Sabe aquele ditado “Nunca te vi e sempre te amei”, assim é o trabalho da artista Maria Amélia Raeder. Eu conheço o trabalho, mas não conheço a artista. As possibilidades e o capo de ação do trabalho me emociona. Como jornalista, eu adoro um jornal e as inúmeras possibilidades de diagramação e janelas que as fotos abrem para as notícias.
Nesse caminho de possibilidades Maria Amélia Raeder constrói sua linguagem. Conversamos com a artista e a entrevista ficou muito interessante.
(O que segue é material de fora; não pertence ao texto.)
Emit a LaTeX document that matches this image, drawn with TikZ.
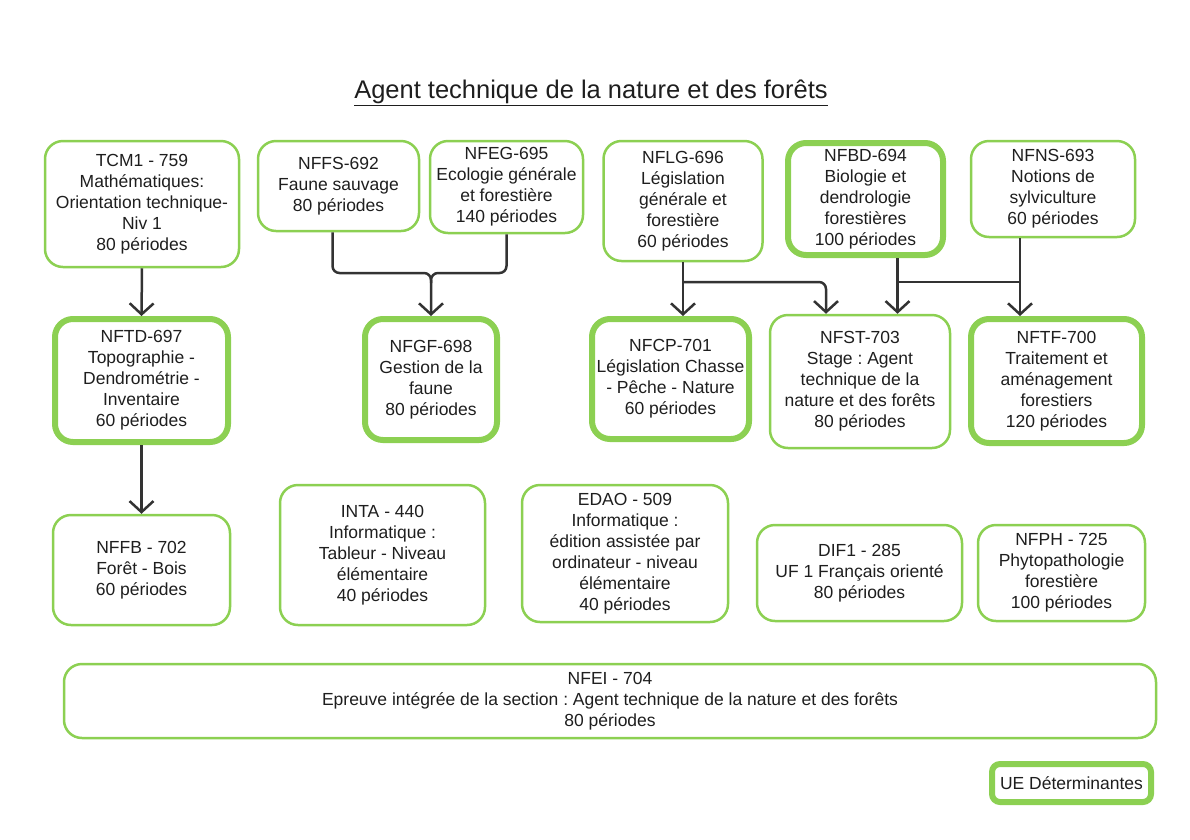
\documentclass[tikz,border=0pt]{standalone}
\usepackage{fontspec}
\setmainfont{Liberation Sans}
\frenchspacing
\usetikzlibrary{arrows.meta,calc,positioning}
\definecolor{uegreen}{RGB}{140,208,82}
\definecolor{uetext}{RGB}{30,30,30}
\definecolor{linkgrey}{RGB}{51,51,51}
\tikzset{>={Straight Barb[length=11pt,width=24pt,line width=2.5pt]}}
\tikzset{ue/.style={draw=uegreen,line width=2.5pt,rounded corners=18pt,
    align=center,text=uetext,font=\fontsize{17.5}{21}\selectfont,inner sep=0pt}}
\tikzset{uedet/.style={ue,line width=6pt}}
\tikzset{link/.style={draw=linkgrey,line width=2.5pt,rounded corners=7pt,->}}

\begin{document}
\begin{tikzpicture}[x=1pt,y=-1pt]
	\useasboundingbox (0,0) rectangle (1190,839);
	\node[text=uetext,font=\fontsize{25.5}{30}\selectfont] (titre) at (591,93)
		{\underline{Agent technique de la nature et des forêts}};
	% premiere rangee
	\node[ue,minimum width=194pt,minimum height=126pt] (tcm) at (142,204)
		{TCM1 - 759\\Mathématiques:\\Orientation technique-\\Niv 1\\80 périodes};
	\node[ue,minimum width=161pt,minimum height=90pt] (nffs) at (338.5,186)
		{NFFS-692\\Faune sauvage\\80 périodes};
	\node[ue,minimum width=153pt,minimum height=92pt] (nfeg) at (506.5,187)
		{NFEG-695\\Ecologie générale\\et forestière\\140 périodes};
	\node[ue,minimum width=159pt,minimum height=120pt] (nflg) at (683,201)
		{NFLG-696\\Législation\\générale et\\forestière\\60 périodes};
	\node[uedet,minimum width=155pt,minimum height=112pt] (nfbd) at (865.5,199)
		{NFBD-694\\Biologie et\\dendrologie\\forestières\\100 périodes};
	\node[ue,minimum width=164pt,minimum height=96pt] (nfns) at (1053,189)
		{NFNS-693\\Notions de\\sylviculture\\60 périodes};
	% deuxieme rangee
	\node[uedet,minimum width=173pt,minimum height=123pt] (nftd) at (141.5,380.5)
		{NFTD-697\\Topographie -\\Dendrométrie -\\Inventaire\\60 périodes};
	\node[uedet,minimum width=132pt,minimum height=121pt] (nfgf) at (431,379.5)
		{NFGF-698\\Gestion de la\\faune\\80 périodes};
	\node[uedet,minimum width=157pt,minimum height=120pt] (nfcp) at (670.5,379)
		{NFCP-701\\Législation Chasse\\- Pêche - Nature\\60 périodes};
	\node[ue,minimum width=180pt,minimum height=133pt] (nfst) at (860,381.5)
		{NFST-703\\Stage : Agent\\technique de la\\nature et des forêts\\80 périodes};
	\node[uedet,minimum width=171pt,minimum height=124pt] (nftf) at (1056.5,381)
		{NFTF-700\\Traitement et\\aménagement\\forestiers\\120 périodes};
	% troisieme rangee
	\node[ue,minimum width=177pt,minimum height=110pt] (nffb) at (141.5,570)
		{NFFB - 702\\Forêt - Bois\\60 périodes};
	\node[ue,minimum width=205pt,minimum height=140pt] (inta) at (382.5,555)
		{INTA - 440\\Informatique :\\Tableur - Niveau\\élémentaire\\40 périodes};
	\node[ue,minimum width=206pt,minimum height=137pt] (edao) at (625,553.5)
		{EDAO - 509\\Informatique :\\édition assistée par\\ordinateur - niveau\\élémentaire\\40 périodes};
	\node[ue,minimum width=205pt,minimum height=96pt] (dif) at (859.5,573)
		{DIF1 - 285\\UF 1 Français orienté\\80 périodes};
	\node[ue,minimum width=167pt,minimum height=96pt] (nfph) at (1061.5,573)
		{NFPH - 725\\Phytopathologie\\forestière\\100 périodes};
	\node[ue,minimum width=1092pt,minimum height=74pt] (nfei) at (610,701)
		{NFEI - 704\\Epreuve intégrée de la section : Agent technique de la nature et des forêts\\80 périodes};
	% legende
	\node[uedet,rounded corners=8pt,minimum width=159pt,minimum height=38pt] (legende) at (1071.5,783)
		{UE Déterminantes};
	% liens
	\coordinate (rowA) at (0,273);
	\coordinate (rowB) at (0,282);
	\draw[link] (tcm.south) -- (nftd.north);
	\draw[link] (nftd.south) -- (nffb.north);
	\draw[link,-] ([xshift=-6pt]nffs.south) |- (nfgf.north |- rowA) -- ([yshift=-10pt]nfgf.north |- rowA);
	\draw[link] (nfeg.south) |- (nfgf.north |- rowA) -- (nfgf.north);
	\draw[link] (nflg.south) -- (nflg.south |- nfcp.north);
	\draw[link] (nflg.south |- rowB) -| ([xshift=-34pt]nfst.north);
	\draw[link] ([xshift=32pt]nfbd.south) -- ([xshift=32pt]nfbd.south |- nfst.north);
	\draw[link] ([xshift=-33pt]nfns.south) -- ([xshift=-33pt]nfns.south |- nftf.north);
	\draw[link,-] ([xshift=32pt]nfbd.south |- rowB) -- ([xshift=-33pt]nfns.south |- rowB);
\end{tikzpicture}
\end{document}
Quando você começou a fazer arte?
Desde nova, sempre me interessei por arte. Não tenho na família artistas, mas meus avós, que me criaram, tinham a artesania como hobby. Ele tinha uma oficina de marcenaria e ela de pintura de objetos. Esse gosto pela apropriação e transformação acho que veio desta convivência. Eu ficava completamente fascinada pelo que via. Então, muito nova já desenhava e produzia objetos me apropriando do que havia por perto. Continuei com essa prática ao longo dos anos, mas só em 2015, com uma pesquisa mais consistente, me percebi como artista, fazendo arte.
Qual é a sua formação?
Minha primeira formação foi em TI-Tecnologia da Informação na PUC, na época um universo em ebulição que atiçou toda minha curiosidade. Mas em poucos anos percebi que a minha paixão não estava ali. Então, fiz outra graduação em arquitetura e depois uma especialização quando morei em Houston.
Lá trabalhei como arquiteta por 3 anos, e usava todo tempo livre nos museus e nos cursos de
arte da Glassell School of Art. Quando voltei ao Brasil, continuei trabalhando com arquitetura, mas cada vez mais envolvida com a arte nos inúmeros cursos práticos e teóricos que fiz no Parque Lage, no Paço Imperial, entre outros. No início deste ano completei uma Pós graduação em Arte e Filosofia na PUC.
A sua pesquisa envolve a mídia impressa, como você desenvolve essa pesquisa?
Minha pesquisa está muito relacionada com as questões da construção da memória e tudo que a envolve. O Jornal, como veículo de circulação de informação e consequentemente registro da história e da memória coletiva, é uma fonte inesgotável de trabalho. Ao abrir lacunas e suspender parcialmente suas narrativas, o que me interessa é proporcionar outras possibilidades de relação tanto com a imagem jornalística, quanto com a natureza da notícia e da sua transmissão. Se eu conseguir suspender o impulso de consumo imediato, mesmo que minimamente, já fico muito feliz.
Seu interesse pelo fotojornalismo permeia seus trabalhos mais pelas imagens ou pelo formato em que ela é publicada?
No jornal, tanto me interesso pela sua estrutura quanto por seu conteúdo. De modo geral, essas duas facetas estão completamente imbricadas. Ora o trabalho tensiona uma questão, ora outra, ora ambas.
Como é a questão da durabilidade da sua obra?
O papel impresso tem um uso muito descartável, como você pensa isso?
Os trabalhos com o Jornal recebem uma camada de fungicida com proteção UV.
Contudo, isso não altera muito sua natureza, só os protege um pouco mais. Essas obras exigem mais cuidado na sua exposição. Com o passar dos anos naturalmente vão amarelar e esmaecer, e essa é a beleza de trabalhar com o próprio jornal. Ele funciona como catalizador das questões que o trabalho evoca; o tempo atua como um coautor. A cada ano ele tensiona um pouco mais memória e esquecimento. O trabalho se mantém vivo.
Quando criança temos muitas aulas de aprendizado com cola, tesoura e jornais.
De alguma maneira essa lembrança se perpetua no seu trabalho?
Conscientemente, não. Acredito que as experiências com arquitetura estejam
mais impregnadas em mim.
Quais são seus planos para 2021?
Neste ano, devido a quarentena, frequentei menos o ateliê do que gostaria. Para compensar essa ausência, acabei dedicando mais tempo aos estudos e a projetos que não exigiam minha presença lá. Esta imersão trouxe novos desafios pra minha prática e resultou em inúmeros desdobramentos das pesquisas atuais, muitos envolvendo outras mídias além do jornal. Em 2021 pretendo realizar estes projetos, continuar minha pesquisa atual e os estudos acadêmicos. Além disso, tenho planos de participar de uma residência artística, mas isso, com certeza, depende do rumo que o mundo irá tomar. Que seja mais leve e promissor.